Okay, you're brilliant. Now what?
Read current issues of magazines that you would like to publish your fiction. Without reading them, you will not be able to pick up on the subtle cues and stylistic quirks that appeal to different editors at the individual magazines.
When you are writing, aim short, but not too short. If you can carve your genius prose into a region between 1500-3000 words, you will find it is easier to publish the story at all. This is a very easy length for editors in magazines, who don't have room for 10,000 word novelettes, and often struggle to justify shorter "flash fiction" under 1000 words. Aim for short, tight, dense prose that carries the shimmering power of genius.
Now, each magazine has different guidelines. Sending a story to a magazine outside of their guidelines means you will never, ever hear back on that story. It won't even be read. Why should anyone bother reading stuff that didn't follow the rules when they have no trouble finding stuff that's brilliant that followed their guidelines?

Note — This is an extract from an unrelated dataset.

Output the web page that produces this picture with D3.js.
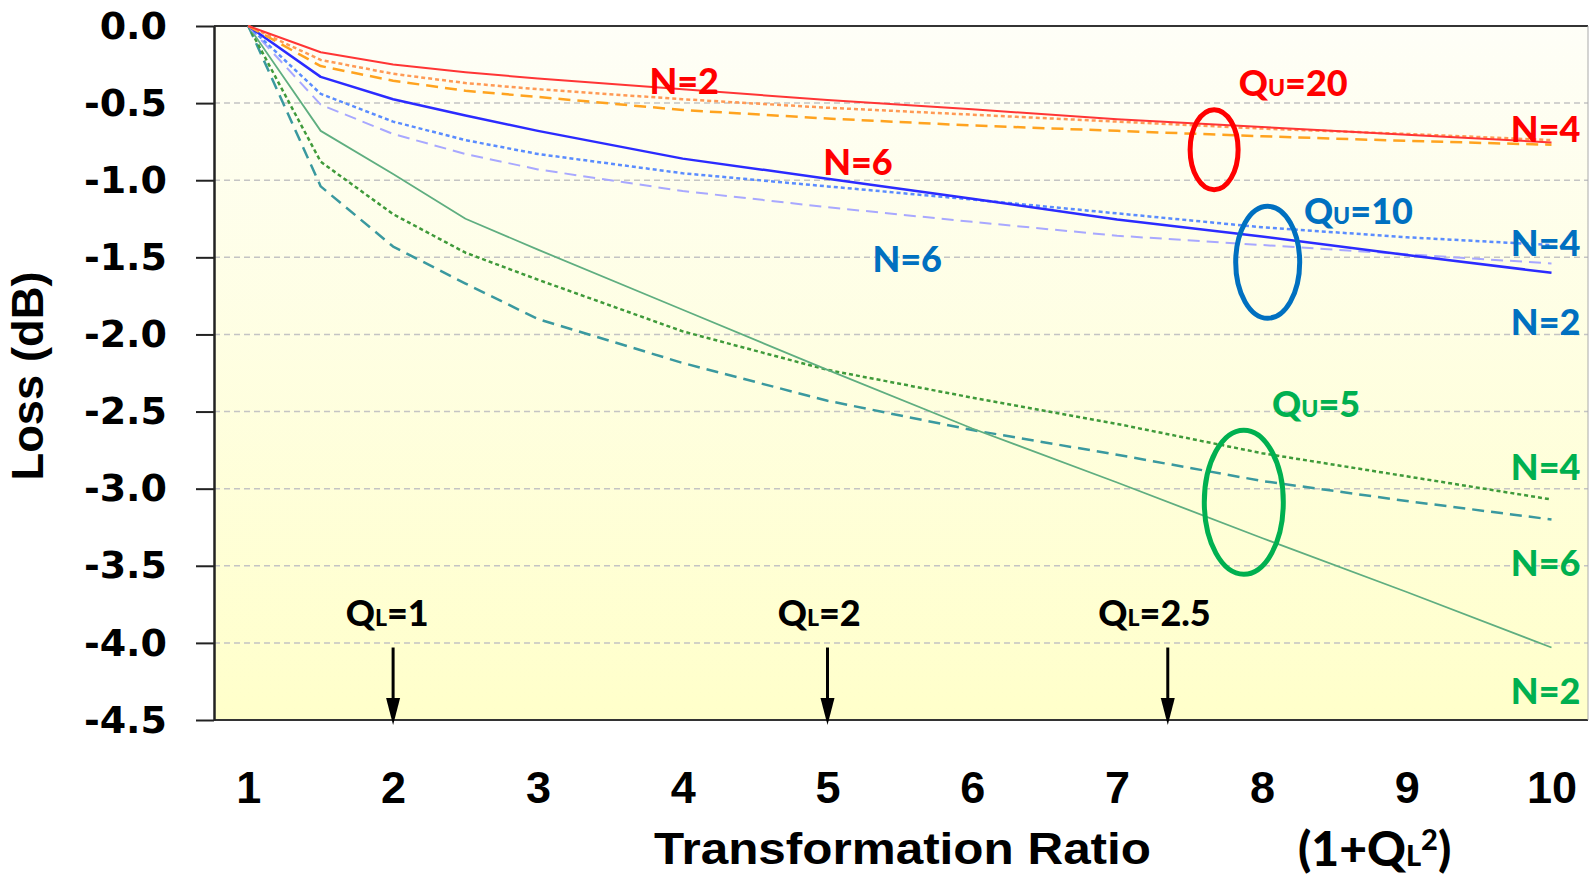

Many magazines are moving towards an on-line submission process to stem the tide of mail that sweeps in from aspiring writers, and create a safer system in this post-p/11 age. The New Yorker runs an on-line submission process, and asks that all writers submit a .PDF file to them, over their website. Most other magazines request Word Documents or Rich Text Files (.rtf). Many still require old-fashioned, postal submissions. Be sure to investigate the magazine directly and follow their guidelines to the letter!
Hey! I was Brilliant and Followed the Guidelines and I was Still Rejected!
Rejection is a part of life. Remember, there are only so many places for a writer to publish and so many open spots, and you're competing against Joyce Carol Oates, Tom Robbins, Tina Fey, and Nobel-Winners like Orhan Pamuk and Gabriel Garcia Marquez, who are still alive and writing!
Don't lose heart. It took Joyce Carol Oates thirteen attempts to get her work in The New Yorker, and she's one of the most respected and successful authors in these United States.